Sharing this technology is a big deal. The last time it happened was in 1958 with the signing of the Agreement between the Government of the United Kingdom of Great Britain and Northern Ireland and the Government of the United States of America for Cooperation on the Uses of Atomic Energy for Mutual Defense Purposes. That agreement was both a sign of the intimacy shared by Washington and London, and a conduit for greater influence too.
Of course, 1958 is not 2023. For one thing the United States-United Kingdom arrangement focused on the North Atlantic. Whereas AUKUS must connect three very distant capitals. Also, the legislative, legal, strategic and social environments are all different.

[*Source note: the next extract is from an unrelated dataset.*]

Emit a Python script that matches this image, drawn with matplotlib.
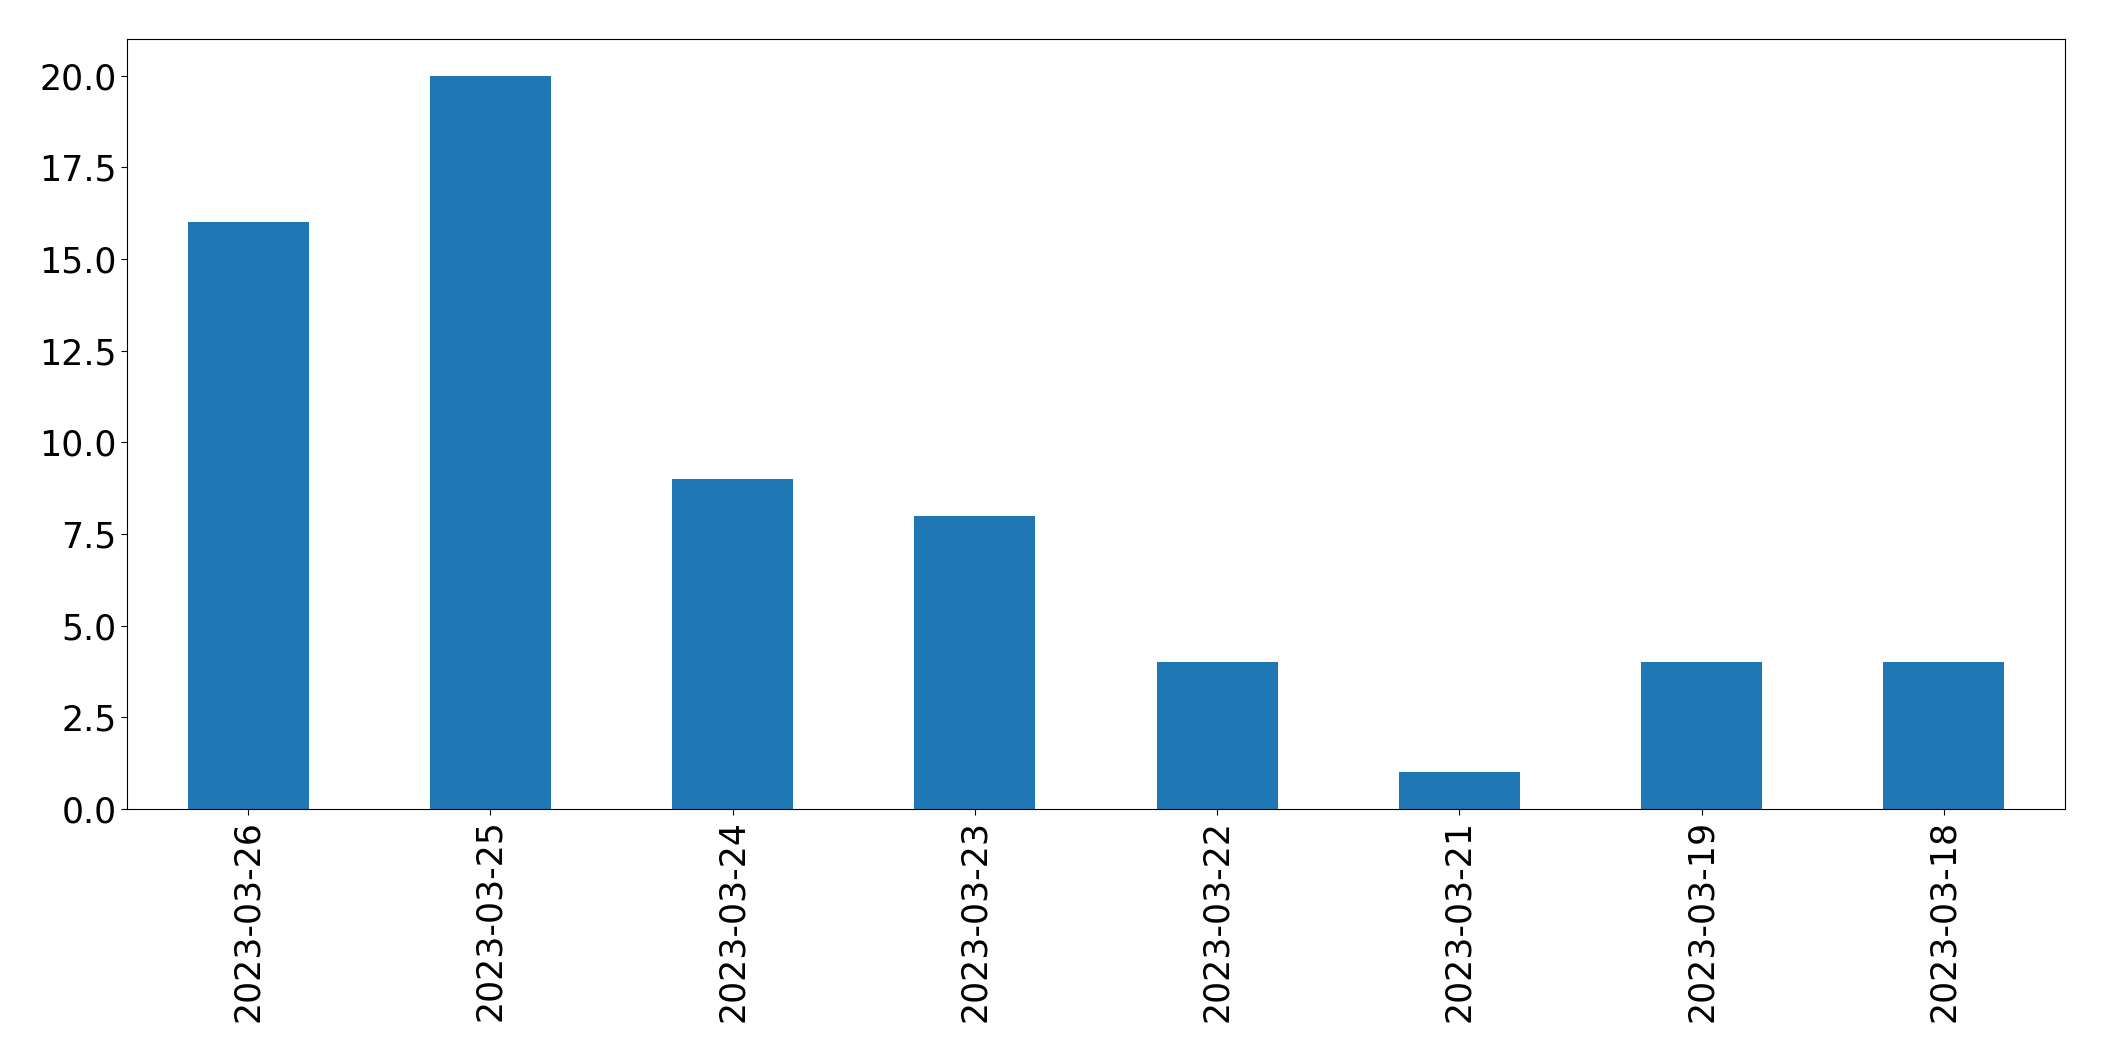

Announcing AUKUS is one thing, implementing it is quite another. Ashley Townshend of the Carnegie Endowment for Peace argues a significant roadblock comes in the form of mid-level bureaucrats. It’s their job to enforce United States legislative restrictions on sharing defense technology; without their buy-in AUKUS is doomed. According to Townshend a change in organizational culture is required to make things work. How that organizational culture will evolve remains unexplained.
Other questions include: how often will US submarines visit Australia? How will these visits incorporate training of Australian personnel, who must ultimately operate their own nuclear-powered subs? Will the number of Australian submarines add to the current number of planned United States subs? Or will the current United States number simply be redistributed and shared between the US Navy and the Royal Australian Navy?
In Australia some have expressed concern over the ways in which AUKUS might limit Australian sovereignty. Former PM Paul Keating has argued that AUKUS reduces Australia to being a “unit of any US naval force.” Australian Defence Minister Richard Marles hit back at such suggestions, noting that “Australia’s high-end capability is developed in cooperation with our partners. Submarines are no exception. And that dramatically enhanced capability dramatically enhances our sovereignty.”
In 1966, Geoffrey Blainey, author of The Tyranny of Distance; How Distance Shaped Australia’s History, wrote that “Australians have always recognized that distance, or isolation was one of the moulds that shaped their history,” but not the only one. Reducing Australia to only contending with distance ignores other important factors. Values and forms of government also figure prominently in the choices made. Australia’s investment in AUKUS not only concerns the acquisition of technology, but it also helps Australia shape how Washington sees the region.
Australia has rolled the dice. AUKUS is a choice Australians make about how best to pursue their security interests.
AUKUS binds Australia, the United Kingdom and the United States in a heretofore unseen collaboration in technology sharing, in the face of a rapidly changing Indo-Pacific region.